Tuesday, the same day that the Georgia Baptist Convention moved to part ways with Mercer University, Kentucky Baptists voted to loosen their ties with, and gradually reduce their funding to, Georgetown College.
And the next day, the Tennessee Baptist Convention voted to cut off funding for Belmont University in Nashville.
In the past 20 years, several other historically Baptist universities - such as Stetson in Florida, Wake Forest in North Carolina, Furman in South Carolina, Baylor in Texas - have either cut ties to their Baptist state conventions or become more autonomous.
Those splits, observers say, have been driven by the same issues that drive most family disputes: money, faith, politics, power and sometimes sex. And they have changed the face of academia in the Southeast.
William Brackney, director of Baylor’s Baptist Studies Program, says, “One of the largest denominational empires in higher education has been disintegrating rapidly in the last decade and a half.”
The chicken/egg question here is who’s leaving whom?

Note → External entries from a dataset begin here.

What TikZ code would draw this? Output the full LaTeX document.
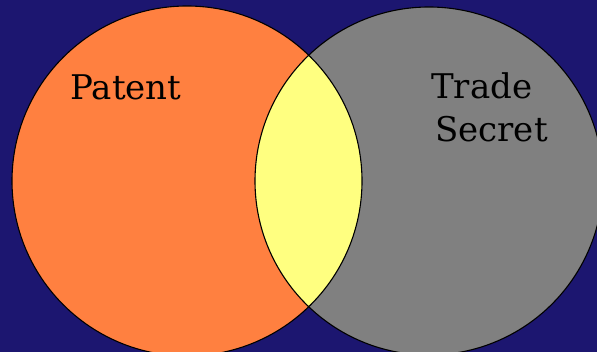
\documentclass[tikz,border=0pt]{standalone}
\usepackage{fontspec}
\setmainfont{DejaVu Serif}
\usepackage{tikz}
\usetikzlibrary{positioning}

\definecolor{navybg}{RGB}{28,22,112}
\definecolor{patentorange}{RGB}{255,128,64}
\definecolor{secretgray}{RGB}{128,128,128}
\definecolor{lensyellow}{RGB}{255,255,128}

\begin{document}
\begin{tikzpicture}[
  x=1pt, y=-1pt,
  outline/.style={draw=black, line width=1.1pt},
  lbl/.style={font=\fontsize{34}{43}\selectfont, text=black, inner sep=0pt, align=left},
]
\fill[navybg] (0,0) rectangle (597,352);
\useasboundingbox (0,0) rectangle (597,352);

\coordinate (patentc) at (187,181);
\coordinate (secretc) at (429,181);

\fill[patentorange] (patentc) circle[radius=175];
\fill[secretgray]   (secretc) circle[radius=174];
\begin{scope}
  \clip (patentc) circle[radius=175];
  \fill[lensyellow] (secretc) circle[radius=174];
\end{scope}
\draw[outline] (patentc) circle[radius=175];
\draw[outline] (secretc) circle[radius=174];

\node[lbl, anchor=base] (patent) at (126,100) {Patent};
\node[lbl, anchor=north west] (trade) at (431,72) {Trade\\\hspace{4pt}Secret};
\end{tikzpicture}
\end{document}
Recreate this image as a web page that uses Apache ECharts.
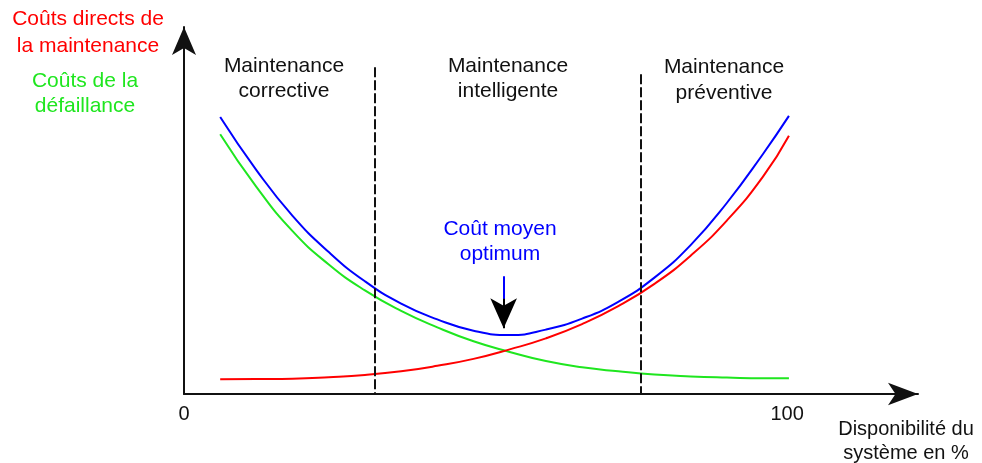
<!DOCTYPE html>
<html>
<head>
<meta charset="utf-8">
<script src="https://cdn.jsdelivr.net/npm/echarts@6/dist/echarts.min.js"></script>
<style>
    html, body { margin: 0; padding: 0; background: #fff; }
    #chart { width: 982px; height: 463px; }
</style>
</head>
<body>
<div id="chart"></div>
<script>
    /* disponibilité (0-100) */
    const dispo = [6, 12, 18, 24, 30, 36, 42, 48, 54, 60, 66, 72, 78, 84, 90, 96, 100.3]
    /* coûts */
    const coutTotal = [75.7, 61.2, 48.7, 38.8, 30.8, 24.7, 20.4, 17.3, 16.1, 17.6, 20.6, 25.2, 31.8, 40.7, 52.2, 65.6, 76.0]
    const coutDefaillance = [71.0, 56.6, 44.5, 35.4, 28.3, 22.7, 18.2, 14.4, 11.5, 9.0, 7.3, 6.2, 5.3, 4.8, 4.5, 4.3, 4.3]
    const coutDirect = [4.0, 4.1, 4.2, 4.6, 5.2, 6.2, 7.7, 9.6, 12.2, 15.2, 19.1, 24.0, 30.1, 37.8, 47.4, 59.4, 70.6]
    const xTicks = [0, 100]

    /* limites des zones de maintenance */
    const zoneX = [31.7, 75.8]
    const zoneTop = [89.3, 87.4]
    /* flèche de l'optimum */
    const optimumX = 53.0
    const optimumY = [32.2, 25.7, 18.0]

    function pairs (ys) {
        return dispo.map((x, i) => [x, ys[i]])
    }

    const font = 'Liberation Sans, Arial, sans-serif'

    function txt (x, y, text, color, size, lh) {
        return {
            type: 'text', x: x, y: y, silent: true,
            style: {
                text: text, fill: color, font: `${size || 21}px ${font}`,
                align: 'center', verticalAlign: 'middle', lineHeight: lh || 25
            }
        }
    }

    const chart = echarts.init(document.getElementById('chart'));
    chart.setOption({
        animation: false,
        grid: { left: 184, right: 64, top: 27, bottom: 69, containLabel: false, outerBoundsMode: 'none' },
        xAxis: {
            type: 'value', min: 0, max: 121.7,
            axisLine: { show: true, symbol: ['none', 'arrow'], symbolSize: [17, 30], lineStyle: { color: '#111', width: 2 } },
            axisTick: { show: false },
            splitLine: { show: false },
            axisLabel: { customValues: xTicks, fontSize: 20, color: '#111', fontFamily: font, margin: 10 }
        },
        yAxis: {
            type: 'value', min: 0, max: 100.3,
            axisLine: { show: true, symbol: ['none', 'arrow'], symbolSize: [18, 28], lineStyle: { color: '#111', width: 2 } },
            axisTick: { show: false },
            splitLine: { show: false },
            axisLabel: { show: false }
        },
        series: [
            {
                name: 'Coûts de la défaillance', type: 'line', data: pairs(coutDefaillance),
                smooth: 0.5, showSymbol: false, silent: true,
                lineStyle: { color: '#1fe61f', width: 2 }
            },
            {
                name: 'Coûts directs de la maintenance', type: 'line', data: pairs(coutDirect),
                smooth: 0.5, showSymbol: false, silent: true,
                lineStyle: { color: '#ff0000', width: 2 },
                markLine: {
                    silent: true, symbol: 'none', label: { show: false },
                    lineStyle: { color: '#111', width: 2, type: [10, 3] },
                    data: zoneX.map((x, i) => [{ coord: [x, zoneTop[i]] }, { coord: [x, 0] }])
                }
            },
            {
                name: 'Coût total', type: 'line', data: pairs(coutTotal),
                smooth: 0.5, showSymbol: false, silent: true,
                lineStyle: { color: '#0000ff', width: 2 },
                markLine: {
                    silent: true, label: { show: false },
                    data: [
                        [
                            { coord: [optimumX, optimumY[0]], symbol: 'none', lineStyle: { color: '#0000ff', width: 2, type: 'solid' } },
                            { coord: [optimumX, optimumY[1]], symbol: 'none' }
                        ],
                        [
                            { coord: [optimumX, optimumY[1] + 0.3], symbol: 'none', lineStyle: { color: '#000', width: 2, type: 'solid' } },
                            { coord: [optimumX, optimumY[2]], symbol: 'arrow', symbolSize: [20, 30] }
                        ]
                    ]
                }
            }
        ],
        graphic: [
            txt(88, 33, 'Coûts directs de\nla maintenance', '#ff0000', 21, 27),
            txt(85, 94, 'Coûts de la\ndéfaillance', '#1fe61f'),
            txt(284, 79, 'Maintenance\ncorrective', '#111'),
            txt(508, 79, 'Maintenance\nintelligente', '#111'),
            txt(724, 80, 'Maintenance\npréventive', '#111', 21, 26),
            txt(500, 242, 'Coût moyen\noptimum', '#0000ff'),
            txt(906, 441, 'Disponibilité du\nsystème en %', '#111', 20, 24)
        ]
    });
</script>
</body>
</html>
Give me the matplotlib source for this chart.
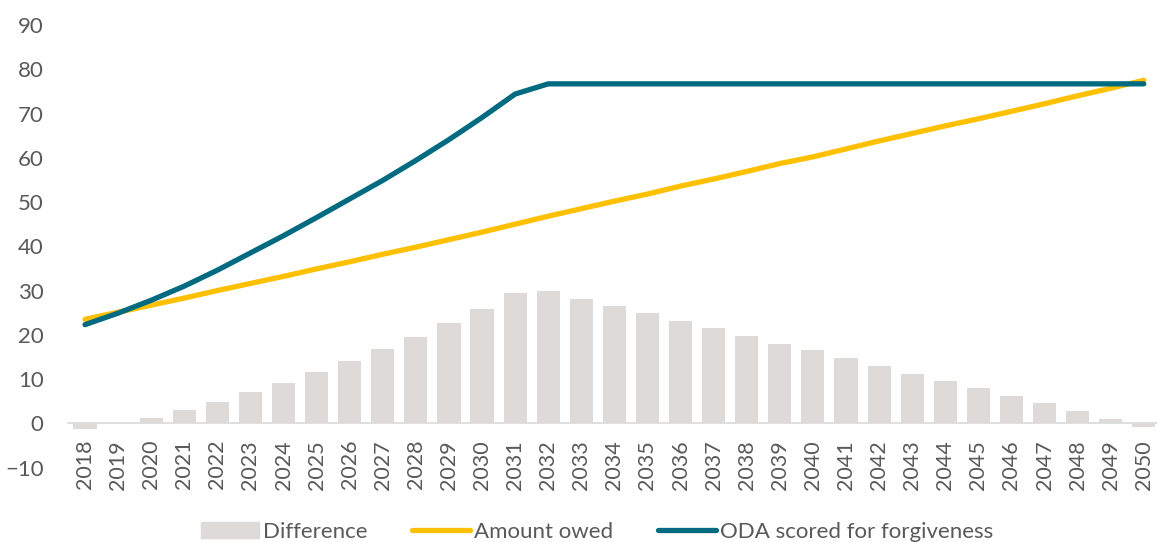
import matplotlib.pyplot as plt
from matplotlib.patches import Patch
from matplotlib.lines import Line2D

plt.rcParams['font.family'] = ['Lato', 'DejaVu Sans']

years = list(range(2018, 2051))
difference = [-1.2, 0.1, 1.3, 2.9, 4.8, 7.0, 9.2, 11.5, 14.1, 16.7, 19.6, 22.6, 25.9, 29.4, 29.9,
              28.2, 26.5, 24.9, 23.1, 21.5, 19.8, 18.0, 16.5, 14.7, 12.9, 11.2, 9.5, 7.9, 6.2,
              4.5, 2.7, 1.0, -0.8]
amount_owed = [23.5, 25.1, 26.7, 28.3, 30.0, 31.6, 33.2, 34.9, 36.5, 38.2, 39.8, 41.5, 43.2, 45.0,
               46.8, 48.5, 50.2, 51.8, 53.6, 55.2, 56.9, 58.7, 60.2, 62.0, 63.8, 65.5, 67.2, 68.8,
               70.5, 72.2, 74.0, 75.7, 77.5]
oda_scored = [22.3, 24.9, 27.8, 31.0, 34.6, 38.5, 42.4, 46.5, 50.7, 54.9, 59.4, 64.1, 69.1, 74.4,
              76.7, 76.7, 76.7, 76.7, 76.7, 76.7, 76.7, 76.7, 76.7, 76.7, 76.7, 76.7, 76.7, 76.7,
              76.7, 76.7, 76.7, 76.7, 76.7]

bar_col = '#DEDAD7'
gold = '#FFC000'
teal = '#006B80'
txt = '#595959'

fig = plt.figure(figsize=(11.57, 5.42), dpi=100)
ax = fig.add_axes([0.0592, 0.1373, 0.9408, 0.8166])

x = range(len(years))
ax.bar(x, difference, width=0.7, color=bar_col, zorder=1)
ax.plot(x, amount_owed, color=gold, lw=3.8, solid_capstyle='round', solid_joinstyle='round', zorder=3)
ax.plot(x, oda_scored, color=teal, lw=3.8, solid_capstyle='round', solid_joinstyle='round', zorder=4)

ax.set_xlim(-0.5, 32.4)
ax.set_ylim(-10, 90)
ax.set_yticks(range(-10, 91, 10))
ax.set_xticks(list(x))
ax.set_xticklabels([str(y) for y in years])

for s in ['top', 'right', 'left']:
    ax.spines[s].set_visible(False)
ax.spines['bottom'].set_position(('data', 0))
ax.spines['bottom'].set_color('#D9D9D9')
ax.spines['bottom'].set_linewidth(1.2)
ax.spines['bottom'].set_zorder(0.5)

ax.tick_params(axis='y', length=0, pad=18, labelsize=16, labelcolor=txt)
ax.tick_params(axis='x', length=0, pad=12, labelsize=15.5, labelcolor=txt, labelrotation=90)
for lab in ax.get_xticklabels():
    lab.set_va('top')
    lab.set_ha('center')

handles = [Patch(color=bar_col),
           Line2D([0], [0], color=gold, lw=3.8, solid_capstyle='round'),
           Line2D([0], [0], color=teal, lw=3.8, solid_capstyle='round')]
labels = ['Difference', 'Amount owed', 'ODA scored for forgiveness']
fig.legend(handles, labels, loc='lower center', bbox_to_anchor=(0.516, -0.036), ncol=3,
           frameon=False, fontsize=16, labelcolor=txt, handlelength=2.6,
           handleheight=0.7, handletextpad=0.2, columnspacing=2.0)

fig.savefig('out.png', dpi=100)
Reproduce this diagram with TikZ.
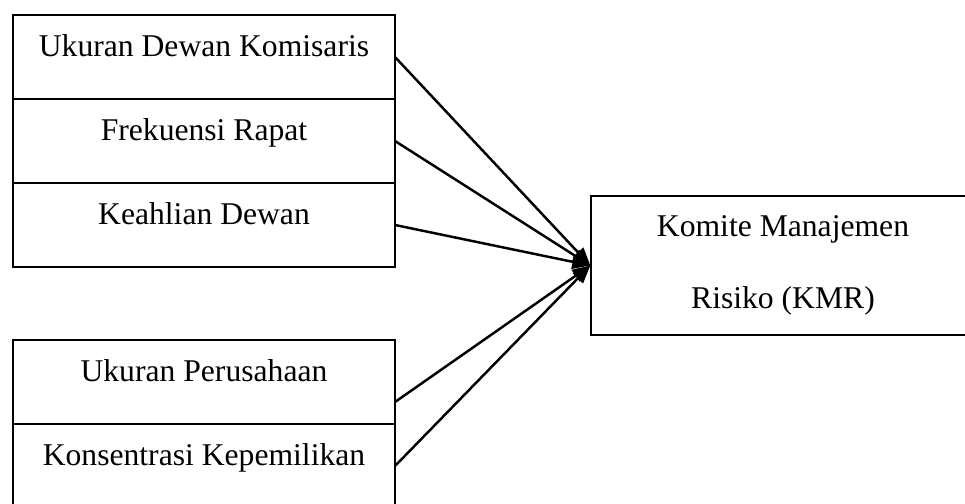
\documentclass[tikz,border=0pt]{standalone}
\usepackage{fontspec}
\setmainfont{Liberation Serif}
\usetikzlibrary{arrows.meta}
\tikzset{
    every node/.style={font=\fontsize{18}{41}\selectfont,},
    varbox/.style={draw,rectangle,line width=0.75pt,outer sep=0pt,inner sep=0pt,
        minimum width=7.64cm,minimum height=1.68cm,text height=0.45cm,text depth=0.49cm,},
    kmrbox/.style={draw,rectangle,align=center,line width=0.75pt,
        minimum width=7.68cm,minimum height=2.78cm,},
    link/.style={line width=1.4pt,-{Triangle[length=0.36cm,width=0.28cm]},},
}
\begin{document}
\begin{tikzpicture}
                \useasboundingbox (0, 0) rectangle (19.3, 10.06);

                \node[varbox] (komisaris) at (4.08, 8.92) {Ukuran Dewan Komisaris};
                \node[varbox] (rapat) at (4.08, 7.24) {Frekuensi Rapat};
                \node[varbox] (keahlian) at (4.08, 5.56) {Keahlian Dewan};

                \node[varbox] (perusahaan) at (4.08, 2.42) {Ukuran Perusahaan};
                \node[varbox] (kepemilikan) at (4.08, 0.74) {Konsentrasi Kepemilikan};

                \node[kmrbox] (kmr) at (15.66, 4.75) {Komite Manajemen\\Risiko (KMR)};

                \draw[link] (komisaris.east) to (kmr.west);
                \draw[link] (rapat.east) to (kmr.west);
                \draw[link] (keahlian.east) to (kmr.west);
                \draw[link] ([yshift=-0.4cm]perusahaan.east) to (kmr.west);
                \draw[link] (kepemilikan.east) to (kmr.west);
            \end{tikzpicture}
\end{document}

Or, more importantly, who loses what in the breakup?
Some Baptist schools, such as Stetson, Furman and Wake Forest, gained complete independence and receive no support from their state conventions.
Baylor’s Brackney said, “There certainly doesn’t appear to be any scarring for the schools, all of them seem to have prospered. They’ve redefined themselves and gone on, and the Baptist movement has written them off.” [...]
For those schools that cut ties altogether, said Stetson’s Reddish, “Obviously, you lose some financial support, and you feel it, but you can also recoup it through increased alumni giving.”
Stetson lost about $1 million a year, he said, revenue that was gradually replaced.
“There may have been a slight downturn in enrollment,” he said, “but not much.”
More significant, some say, is the change in a school’s self-image. [...]
“History suggests that those colleges that have loosened their ties have a more difficult time maintaining their Christian identity,” said Duke’s Freeman. “They tend to grow more and more secularized. Some say that’s a good thing; some say it’s a bad thing.”
As an advocate of gay inclusion in religious life - even as I don’t identify as a capital “C” Christian - I see this as a bad thing. I’d like to see Baptist moderation and these schools are a moderating influence.
Evidently, the Baptist Conventions see that too. So they’re severing ties, and with that, losing the disproportionate influence their 1% contribution buys them.
RELATED: It may get worse before it gets better:
In December, Mercer trustees are expected to name Bill Underwood, the current interim president at Baylor University, as the school’s new president.
The 2006 edition of the Princeton Review’s “The Best 361 Colleges” ranked Baylor third among 20 schools listed as “Colleges with a Low Acceptance of Gays.”